Published December 18, 2009


Investment in Asia-Pac properties seen doubling

But DTZ notes that one major caveat is the capital required for de-leveraging


ABOUT US$85 billion will be available for direct investment in real estate across the Asia Pacific next year, double the US$43 billion transacted in the past 12 months, says DTZ Research.

The US$85 billion equates to 27 per cent of the US$315 billion total capital available for direct investment in real estate worldwide in 2010, DTZ says in its The Great Wall of Money report issued yesterday. The report analyses data generated by DTZ Research's equity tracker.

It also says 2010 worldwide transaction volume should be more than double this year's US$157 billion and could return to the level last seen in 2004.

Globally, the ratio of capital chasing real estate is about US$2 for every US$1 of deal volume. The ratio is relatively higher in Europe at closer to 2.2, compared with 2 in the Asia-Pacific and 1.8 in the Americas.

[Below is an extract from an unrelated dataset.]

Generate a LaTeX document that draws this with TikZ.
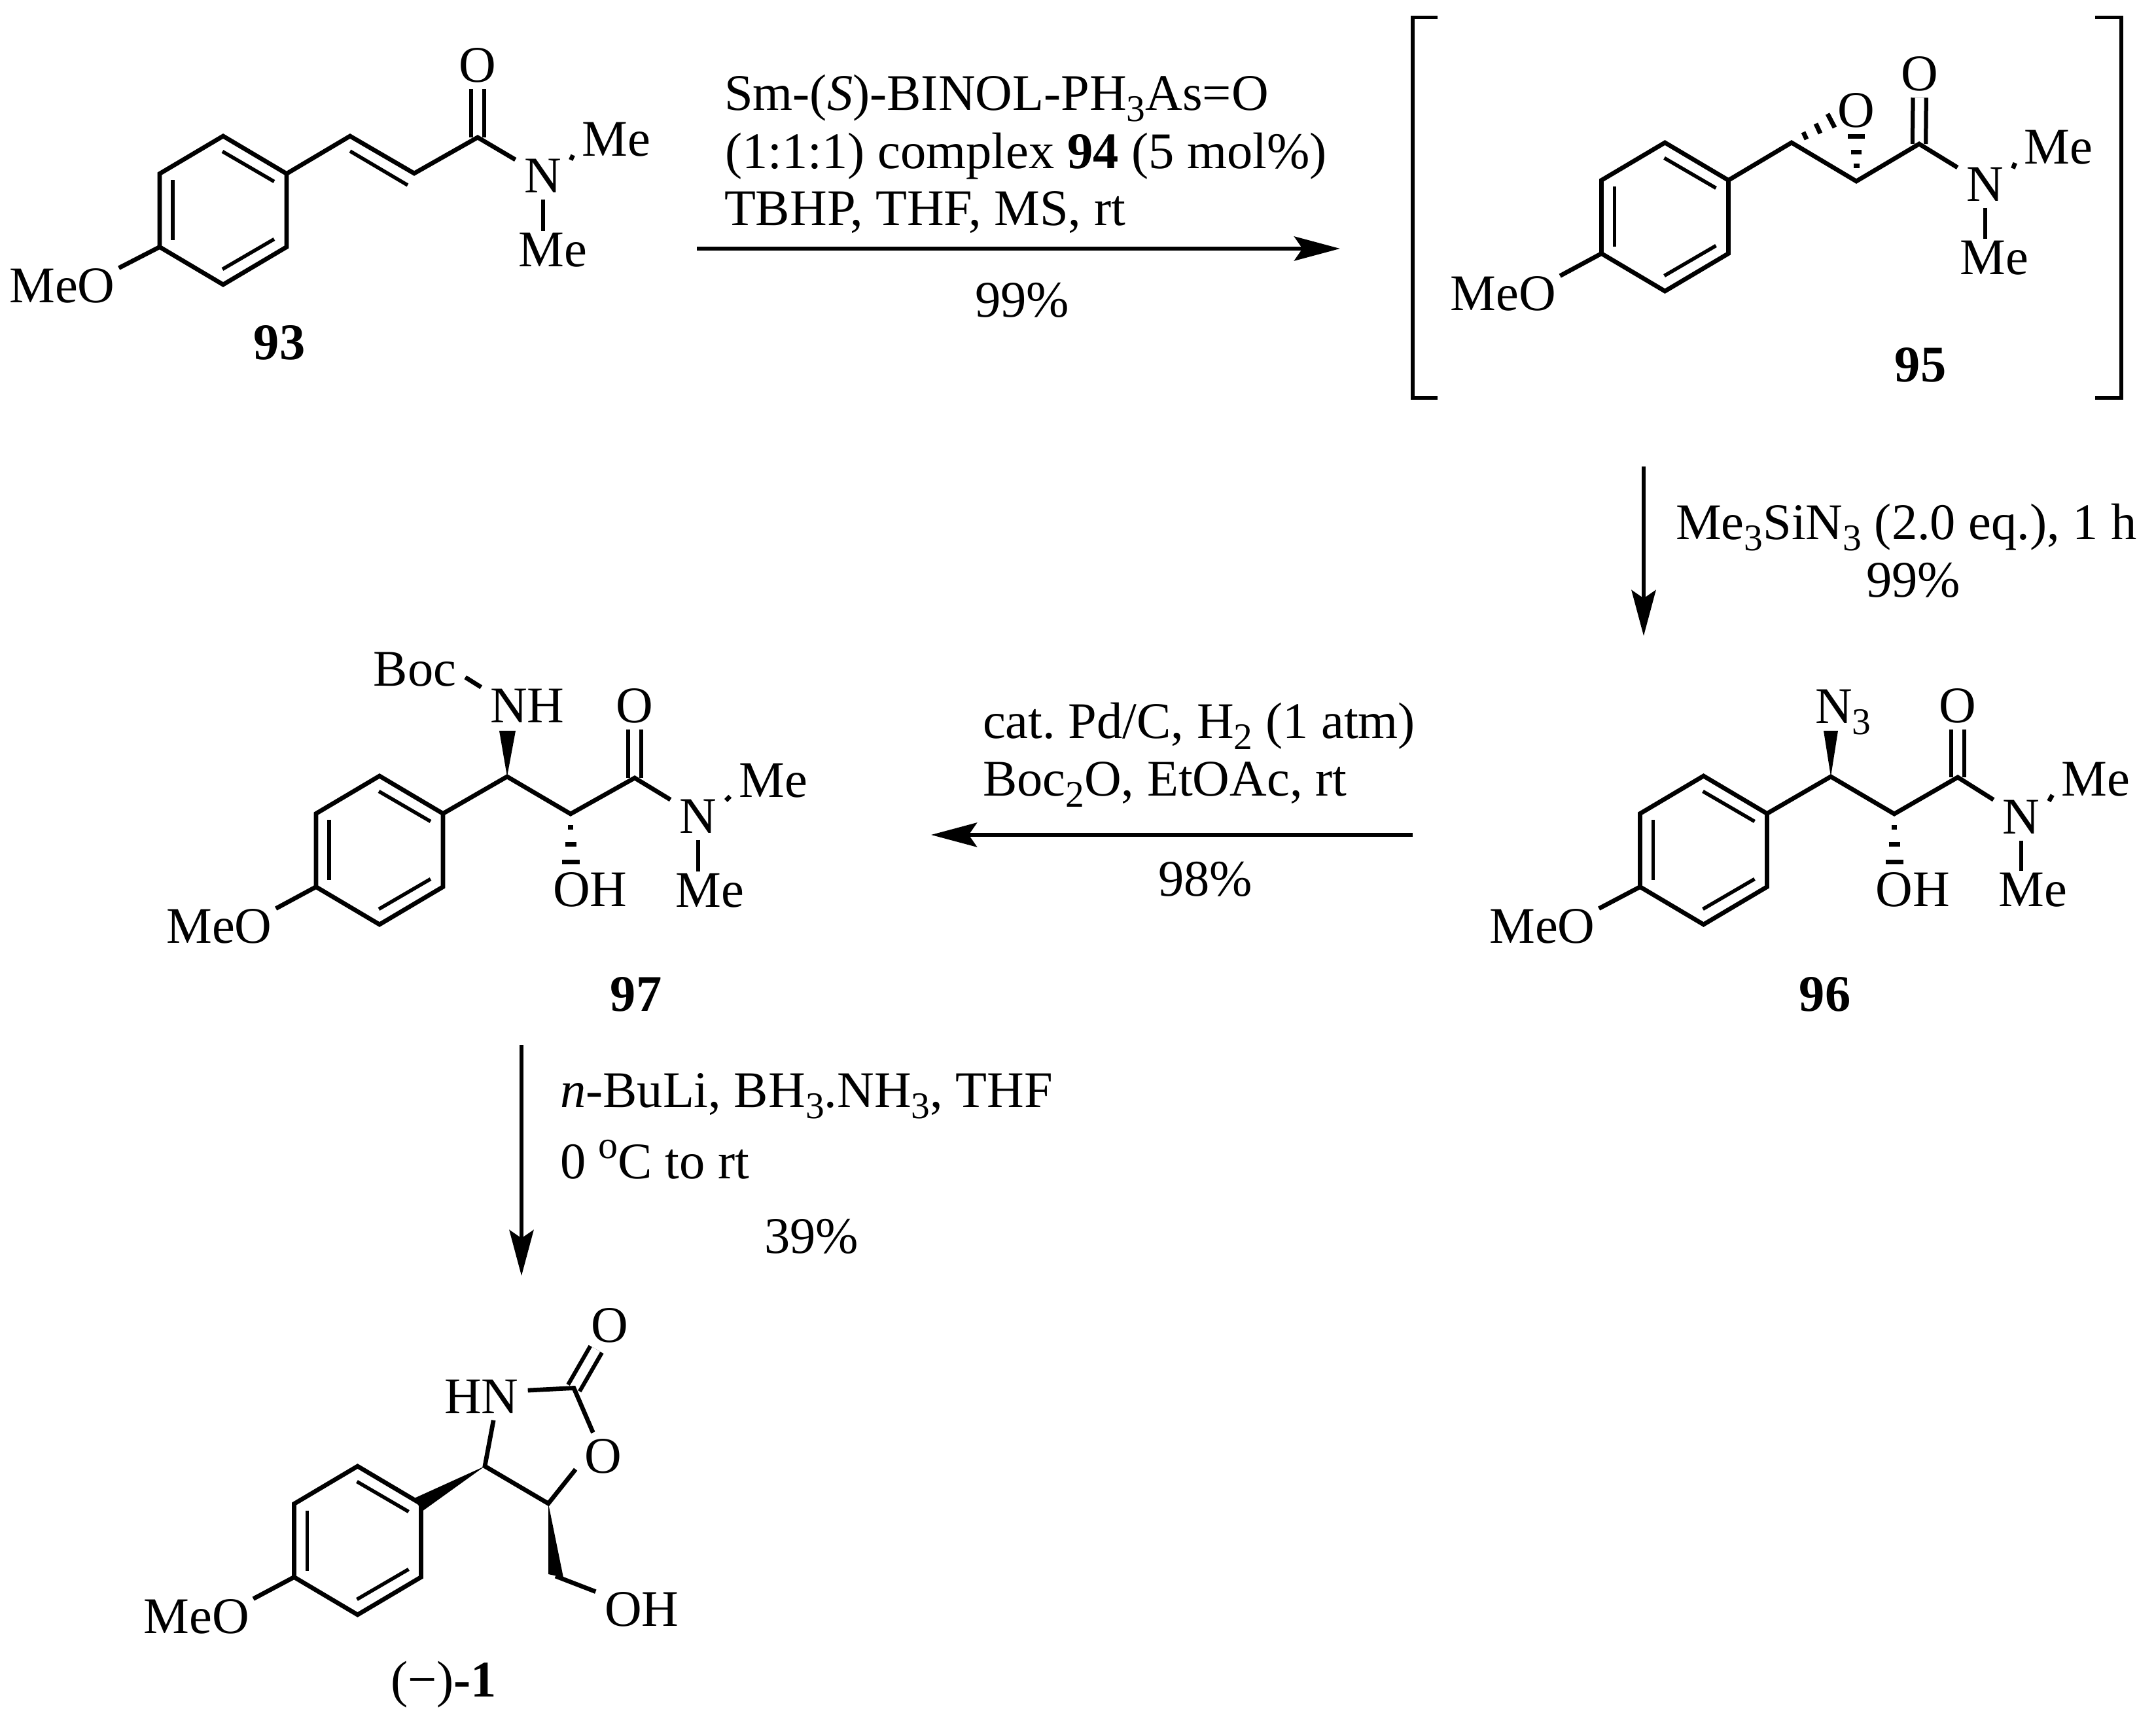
\documentclass[tikz,border=0pt]{standalone}
\usepackage{fontspec}
\setmainfont{Liberation Serif}
\usetikzlibrary{calc,arrows.meta}
\frenchspacing

\newcommand{\subs}[1]{\raisebox{-3.4pt}{\fontsize{11.5pt}{13pt}\selectfont #1}}
\newcommand{\sups}[1]{\raisebox{6pt}{\fontsize{12pt}{13pt}\selectfont #1}}

\tikzset{
    bond/.style={line width=1.35pt, line join=miter},
    inbond/.style={line width=1.1pt},
    dblbond/.style={line width=1.25pt, double, double distance=2.8pt},
    hash/.style={line width=1.4pt},
    bracket/.style={line width=1.1pt},
    rxnarrow/.style={line width=1.25pt, -{Stealth[length=14pt, width=7.4pt, inset=2.5pt]}},
    atom/.style={inner xsep=2.6pt, inner ysep=1.8pt},
    grp/.style={inner xsep=2.6pt, inner ysep=0.4pt},
    meo/.style={inner xsep=1pt, inner ysep=0pt},
    rgt/.style={anchor=base west, inner sep=0pt},
    yld/.style={anchor=base, inner sep=0pt},
    lbl/.style={inner sep=0pt, font=\fontsize{15.7pt}{18pt}\selectfont\bfseries}
}

\newcommand{\anisyl}[3]{
    \begin{scope}[shift={(#2,#3)}]
        \coordinate (#1a) at (0,-113.5);
        \coordinate (#1b) at (97,-56);
        \coordinate (#1c) at (97,56);
        \coordinate (#1d) at (0,113.5);
        \coordinate (#1e) at (-97,56);
        \coordinate (#1f) at (-97,-56);
        \coordinate (#1g) at (-77,-46);
        \coordinate (#1h) at (-77,46);
        \coordinate (#1i) at (-1,-90);
        \coordinate (#1j) at (78,-44);
        \coordinate (#1k) at (-1,90);
        \coordinate (#1l) at (78,44);
    \end{scope}
    \draw[bond] (#1a) -- (#1b) -- (#1c) -- (#1d) -- (#1e) -- (#1f) -- cycle;
    \draw[inbond] (#1g) -- (#1h);
    \draw[inbond] (#1i) -- (#1j);
    \draw[inbond] (#1k) -- (#1l);
}

\begin{document}
\begin{tikzpicture}[x=0.2pt, y=-0.2pt, every node/.style={font=\fontsize{15.7pt}{18pt}\selectfont}]
    \useasboundingbox (0,0) rectangle (3295,2635);

    % 93
    \anisyl{r93}{341}{321.5}
    \coordinate (c93a) at (535,208);
    \coordinate (c93b) at (633,265);
    \coordinate (c93c) at (730,210);
    \coordinate (c93d) at (535,231);
    \coordinate (c93e) at (623,283);
    \node[atom] (o93) at (730,100) {O};
    \node[atom] (n93) at (830,269) {N};
    \node[grp] (me93a) at (942,213) {Me};
    \node[grp] (me93b) at (845,382) {Me};
    \node[meo] (meo93) at (95,437) {MeO};
    \node[lbl] (l93) at (427,524) {93};
    \draw[dblbond] (c93c) -- (o93);
    \draw[bond] (r93b) -- (c93a) -- (c93b) -- (c93c) -- (n93);
    \draw[inbond] (c93d) -- (c93e);
    \draw[bond] (n93.30) -- (me93a.200);
    \draw[bond] (n93.south) -- (n93.south |- me93b.north);
    \draw[bond] (r93e) -- (meo93.north east);

    % 95
    \anisyl{r95}{2544.5}{331.5}
    \coordinate (c95a) at (2738,218);
    \coordinate (c95b) at (2837,277);
    \coordinate (c95c) at (2933,220);
    \node[atom] (o95) at (2934,113) {O};
    \node[atom] (oe95) at (2837,169) {O};
    \node[atom] (n95) at (3034,282) {N};
    \node[grp] (me95a) at (3146,225) {Me};
    \node[grp] (me95b) at (3048,394) {Me};
    \node[meo] (meo95) at (2297.5,449) {MeO};
    \node[lbl] (l95) at (2935,558) {95};
    \draw[dblbond] (c95c) -- (o95);
    \draw[bond] (r95b) -- (c95a) -- (c95b) -- (c95c) -- (n95);
    \draw[bond] (n95.30) -- (me95a.200);
    \draw[bond] (n95.south) -- (n95.south |- me95b.north);
    \draw[bond] (r95e) -- (meo95.north east);
    \foreach \dy/\dw in {-23/4.5,-44/8,-68/13}
        \draw[hash] ($(c95b)+(-\dw,\dy)$) -- ($(c95b)+(\dw,\dy)$);
    \foreach \xa/\ya/\xb/\yb in {18/-16/23/-5,37/-29/44/-14,55/-44/66/-23}
        \draw[hash] ($(c95a)+(\xa,\ya)$) -- ($(c95a)+(\xb,\yb)$);

    \coordinate (brl1) at (2197,26.5);
    \coordinate (brl2) at (2159,26.5);
    \coordinate (brl3) at (2159,608);
    \coordinate (brl4) at (2197,608);
    \coordinate (brr1) at (3202,26.5);
    \coordinate (brr2) at (3242,26.5);
    \coordinate (brr3) at (3242,608);
    \coordinate (brr4) at (3202,608);
    \draw[bracket] (brl1) -- (brl2) -- (brl3) -- (brl4);
    \draw[bracket] (brr1) -- (brr2) -- (brr3) -- (brr4);

    % 96
    \anisyl{r96}{2603.5}{1299.5}
    \coordinate (c96a) at (2798,1187);
    \coordinate (c96b) at (2895,1244);
    \coordinate (c96c) at (2992,1188);
    \node[rgt] (n396) at (2773,1106) {N\subs{3}};
    \node[atom] (o96) at (2992,1079) {O};
    \node[atom] (n96) at (3089,1249) {N};
    \node[grp] (me96a) at (3203,1191) {Me};
    \node[grp] (me96b) at (3107,1360) {Me};
    \node[grp] (oh96) at (2923.5,1360) {OH};
    \node[meo] (meo96) at (2357,1416) {MeO};
    \node[lbl] (l96) at (2789,1520) {96};
    \draw[dblbond] (c96c) -- (o96);
    \draw[bond] (r96b) -- (c96a) -- (c96b) -- (c96c) -- (n96);
    \draw[bond] (n96.30) -- (me96a.200);
    \draw[bond] (n96.south) -- (n96.south |- me96b.north);
    \draw[bond] (r96e) -- (meo96.north east);
    \fill (c96a) -- ++(-11,-70) -- ++(22,0) -- cycle;
    \foreach \dy/\dw in {21/4,47/8.5,73.5/13.5}
        \draw[hash] ($(c96b)+(-\dw,\dy)$) -- ($(c96b)+(\dw,\dy)$);

    % 97
    \anisyl{r97}{580}{1299.5}
    \coordinate (c97a) at (775,1187);
    \coordinate (c97b) at (872,1244);
    \coordinate (c97c) at (970,1189);
    \node[grp] (nh97) at (806,1079) {NH};
    \node[grp] (boc97) at (634,1023) {Boc};
    \node[atom] (o97) at (970,1079) {O};
    \node[atom] (n97) at (1067,1248) {N};
    \node[grp] (me97a) at (1182,1193) {Me};
    \node[grp] (me97b) at (1085,1361) {Me};
    \node[grp] (oh97) at (902,1360) {OH};
    \node[meo] (meo97) at (335,1416) {MeO};
    \node[lbl] (l97) at (972,1520) {97};
    \draw[dblbond] (c97c) -- (o97);
    \draw[bond] (r97b) -- (c97a) -- (c97b) -- (c97c) -- (n97);
    \draw[bond] (n97.30) -- (me97a.200);
    \draw[bond] (n97.south) -- (n97.south |- me97b.north);
    \draw[bond] (r97e) -- (meo97.north east);
    \draw[bond] (boc97.-9) -- (nh97.north west);
    \fill (c97a) -- ++(-12,-70) -- ++(25,0) -- cycle;
    \foreach \dy/\dw in {21/4,47/8.5,73.5/13.5}
        \draw[hash] ($(c97b)+(-\dw,\dy)$) -- ($(c97b)+(\dw,\dy)$);

    % (-)-1
    \anisyl{r1}{546.5}{2354.5}
    \coordinate (c1a) at (741,2241);
    \coordinate (c1b) at (838,2298);
    \coordinate (c1c) at (877,2121.5);
    \coordinate (c1d) at (849,2409);
    \node[atom] (o1) at (932,2026) {O};
    \node[atom] (hn1) at (736,2135) {HN};
    \node[atom] (oe1) at (922,2226) {O};
    \node[grp] (oh1) at (981,2460) {OH};
    \node[meo] (meo1) at (300.5,2471) {MeO};
    \node[inner sep=0pt] (l1) at (678,2575) {(−)\textbf{-1}};
    \draw[dblbond] (c1c) -- (o1);
    \draw[bond] (hn1.-63) -- (c1a) -- (c1b) -- (oe1.205);
    \draw[bond] (hn1.8) -- (c1c) -- (oe1);
    \draw[bond] (c1d) -- (oh1);
    \draw[bond] (r1e) -- (meo1.north east);
    \fill (c1a) -- ++(-108,49) -- ++(12,20) -- cycle;
    \fill (c1b) -- ++(0,108) -- ++(23,5) -- cycle;

    % arrows
    \coordinate (a1s) at (1065,380);
    \coordinate (a1e) at (2048,380);
    \coordinate (a2s) at (2512,713);
    \coordinate (a2e) at (2512,972);
    \coordinate (a3s) at (2159,1276);
    \coordinate (a3e) at (1423,1276);
    \coordinate (a4s) at (797,1597);
    \coordinate (a4e) at (797,1950);
    \draw[rxnarrow] (a1s) -- (a1e);
    \draw[rxnarrow] (a2s) -- (a2e);
    \draw[rxnarrow] (a3s) -- (a3e);
    \draw[rxnarrow] (a4s) -- (a4e);

    \node[rgt] (t1a) at (1106,169) {Sm-(\textit{S})-BINOL-PH\subs{3}As=O};
    \node[rgt] (t1b) at (1107,258) {(1:1:1) complex \textbf{94} (5 mol\%)};
    \node[rgt] (t1c) at (1106,345) {TBHP, THF, MS, rt};
    \node[yld] (y1) at (1562,485) {99\%};

    \node[rgt] (t2a) at (2560,825) {Me\subs{3}SiN\subs{3} (2.0 eq.), 1 h};
    \node[yld] (y2) at (2924,913) {99\%};

    \node[rgt] (t3a) at (1501,1129) {cat. Pd/C, H\subs{2} (1 atm)};
    \node[rgt] (t3b) at (1501,1217) {Boc\subs{2}O, EtOAc, rt};
    \node[yld] (y3) at (1842,1370) {98\%};

    \node[rgt] (t4a) at (855,1692) {\textit{n}-BuLi, BH\subs{3}.NH\subs{3}, THF};
    \node[rgt] (t4b) at (855,1801) {0 \sups{o}C to rt};
    \node[yld] (y4) at (1240,1915) {39\%};
\end{tikzpicture}
\end{document}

'Asia Pacific and Europe are relative winners, with more money targeting these regions for investment than they are raising and investing elsewhere,' DTZ's report says. 'Together, these regions are targets for 77 per cent combined of the total investment in 2010 but are raising only 49 per cent of available money.'

But DTZ cites one major caveat - capital required for de-leveraging. It points to the considerable amount of commercial real estate lending due for refinancing over the next two to four years.

'While some of the available capital may be diverted to this purpose - for example, through provision of debt financing - we expect the de-leveraging and unwinding of support policies will be slowly phased in over time, limiting the immediate impact in 2010,' it says.

Third party-managed funds are the largest investor category, accounting for 60 per cent of available equity, followed by institutions with 28 per cent and sovereign wealth funds with 6 per cent. The remainder has been raised by German open-ended funds, publicly listed companies and various private companies/high-net worth investors.

DTZ says 81 per cent of total capital raised is being directed towards multi rather than single-sector investments. Just 19 per cent of the capital has been raised to target a specific property sector only - chiefly industrial (5 per cent), office (4 per cent) and retail (3 per cent).

As well, 70 per cent of total capital is targeting two or more countries. Those investing in a single country are predominantly focused on the major liquid markets of the UK and US, accounting for 9 and 7 per cent respectively of total planned investment. Germany, China and Japan are expected to make up a combined 5 per cent of planned investment.

'Globally, most investors are adopting multi-sector and/or multi-country strategies as part of sector and geographic diversification strategies, and reflecting the opportunistic nature of most fund mandates,' says Nigel Almond, associate director of real estate strategy at DTZ Research.